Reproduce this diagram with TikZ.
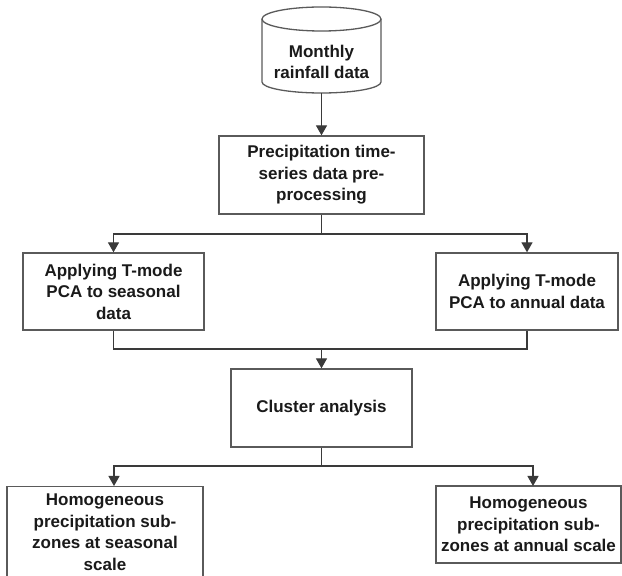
\documentclass[tikz,border=0pt]{standalone}
\usepackage{fontspec}
\setmainfont{Liberation Sans}
\usetikzlibrary{arrows.meta}
\definecolor{txt}{HTML}{1A1A1A}
\definecolor{ln}{HTML}{3A3A3A}
\definecolor{bd}{HTML}{5A5A5A}
\begin{document}
\begin{tikzpicture}[x=1pt,y=1pt,
  box/.style={draw=bd,line width=1.3pt,fill=white,rectangle,inner sep=0pt,align=center,
    font=\fontsize{17}{21.5}\selectfont\bfseries,text=txt},
  plain/.style={inner sep=0pt,align=center,font=\fontsize{17}{21.5}\selectfont\bfseries,text=txt},
  conn/.style={draw=ln,line width=1.3pt},
  arr/.style={conn,-{Triangle[width=11pt,length=10pt]}}]
\useasboundingbox (0,0) rectangle (622,576);
% cylinder
\node[plain,minimum width=119pt,minimum height=86pt] (cyl) at (321.5,526) {};
\draw[draw=bd,line width=1.3pt,fill=white]
  (262,557) -- (262,494) arc[start angle=180,end angle=360,x radius=59.5,y radius=11]
  -- (381,557);
\draw[draw=bd,line width=1.3pt,fill=white] (321.5,557) ellipse[x radius=59.5,y radius=12];
\node[plain] (cyltext) at (321.5,514) {Monthly\\rainfall data};
% boxes
\node[box,minimum width=205pt,minimum height=78pt] (pre) at (321.5,401)
  {Precipitation time-\\series data pre-\\processing};
\node[box,minimum width=181pt,minimum height=77pt] (A) at (113.5,284.5)
  {Applying T-mode\\PCA to seasonal\\data};
\node[box,minimum width=182pt,minimum height=77pt] (B) at (527,284.5)
  {Applying T-mode\\PCA to annual data};
\node[box,minimum width=181pt,minimum height=78pt] (clu) at (321.5,168)
  {Cluster analysis};
\node[box,minimum width=196pt,minimum height=120pt,anchor=north] (C) at (105,90) {};
\node[plain] (Ct) at (105,44)
  {Homogeneous\\precipitation sub-\\zones at seasonal\\scale};
\node[box,minimum width=185pt,minimum height=77pt] (D) at (528.5,51.5)
  {Homogeneous\\precipitation sub-\\zones at annual scale};
% connectors
\coordinate (s1) at (321.5,342);
\coordinate (j1) at (321.5,227);
\coordinate (s2) at (321.5,110);
\coordinate (Ctop) at (114,90);
\coordinate (Dtop) at (533,90);
\draw[arr] (cyl.south) -- (pre.north);
\draw[conn] (pre.south) -- (s1);
\draw[arr] (s1) -| (A.north);
\draw[arr] (s1) -| (B.north);
\draw[conn] (A.south) |- (j1) -| (B.south);
\draw[arr] (j1) -- (clu.north);
\draw[conn] (clu.south) -- (s2);
\draw[arr] (s2) -| (Ctop);
\draw[arr] (s2) -| (Dtop);
\end{tikzpicture}
\end{document}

__Task requirements__.
Write out the listing above again, exactly, but with no pictures in the copy.

__Solution for this exercise__.
Reproduce this diagram with TikZ.
\documentclass[tikz,border=0pt]{standalone}
\usepackage{fontspec}
\setmainfont{Liberation Sans}
\usetikzlibrary{arrows.meta}
\definecolor{txt}{HTML}{1A1A1A}
\definecolor{ln}{HTML}{3A3A3A}
\definecolor{bd}{HTML}{5A5A5A}
\begin{document}
\begin{tikzpicture}[x=1pt,y=1pt,
  box/.style={draw=bd,line width=1.3pt,fill=white,rectangle,inner sep=0pt,align=center,
    font=\fontsize{17}{21.5}\selectfont\bfseries,text=txt},
  plain/.style={inner sep=0pt,align=center,font=\fontsize{17}{21.5}\selectfont\bfseries,text=txt},
  conn/.style={draw=ln,line width=1.3pt},
  arr/.style={conn,-{Triangle[width=11pt,length=10pt]}}]
\useasboundingbox (0,0) rectangle (622,576);
% cylinder
\node[plain,minimum width=119pt,minimum height=86pt] (cyl) at (321.5,526) {};
\draw[draw=bd,line width=1.3pt,fill=white]
  (262,557) -- (262,494) arc[start angle=180,end angle=360,x radius=59.5,y radius=11]
  -- (381,557);
\draw[draw=bd,line width=1.3pt,fill=white] (321.5,557) ellipse[x radius=59.5,y radius=12];
\node[plain] (cyltext) at (321.5,514) {Monthly\\rainfall data};
% boxes
\node[box,minimum width=205pt,minimum height=78pt] (pre) at (321.5,401)
  {Precipitation time-\\series data pre-\\processing};
\node[box,minimum width=181pt,minimum height=77pt] (A) at (113.5,284.5)
  {Applying T-mode\\PCA to seasonal\\data};
\node[box,minimum width=182pt,minimum height=77pt] (B) at (527,284.5)
  {Applying T-mode\\PCA to annual data};
\node[box,minimum width=181pt,minimum height=78pt] (clu) at (321.5,168)
  {Cluster analysis};
\node[box,minimum width=196pt,minimum height=120pt,anchor=north] (C) at (105,90) {};
\node[plain] (Ct) at (105,44)
  {Homogeneous\\precipitation sub-\\zones at seasonal\\scale};
\node[box,minimum width=185pt,minimum height=77pt] (D) at (528.5,51.5)
  {Homogeneous\\precipitation sub-\\zones at annual scale};
% connectors
\coordinate (s1) at (321.5,342);
\coordinate (j1) at (321.5,227);
\coordinate (s2) at (321.5,110);
\coordinate (Ctop) at (114,90);
\coordinate (Dtop) at (533,90);
\draw[arr] (cyl.south) -- (pre.north);
\draw[conn] (pre.south) -- (s1);
\draw[arr] (s1) -| (A.north);
\draw[arr] (s1) -| (B.north);
\draw[conn] (A.south) |- (j1) -| (B.south);
\draw[arr] (j1) -- (clu.north);
\draw[conn] (clu.south) -- (s2);
\draw[arr] (s2) -| (Ctop);
\draw[arr] (s2) -| (Dtop);
\end{tikzpicture}
\end{document}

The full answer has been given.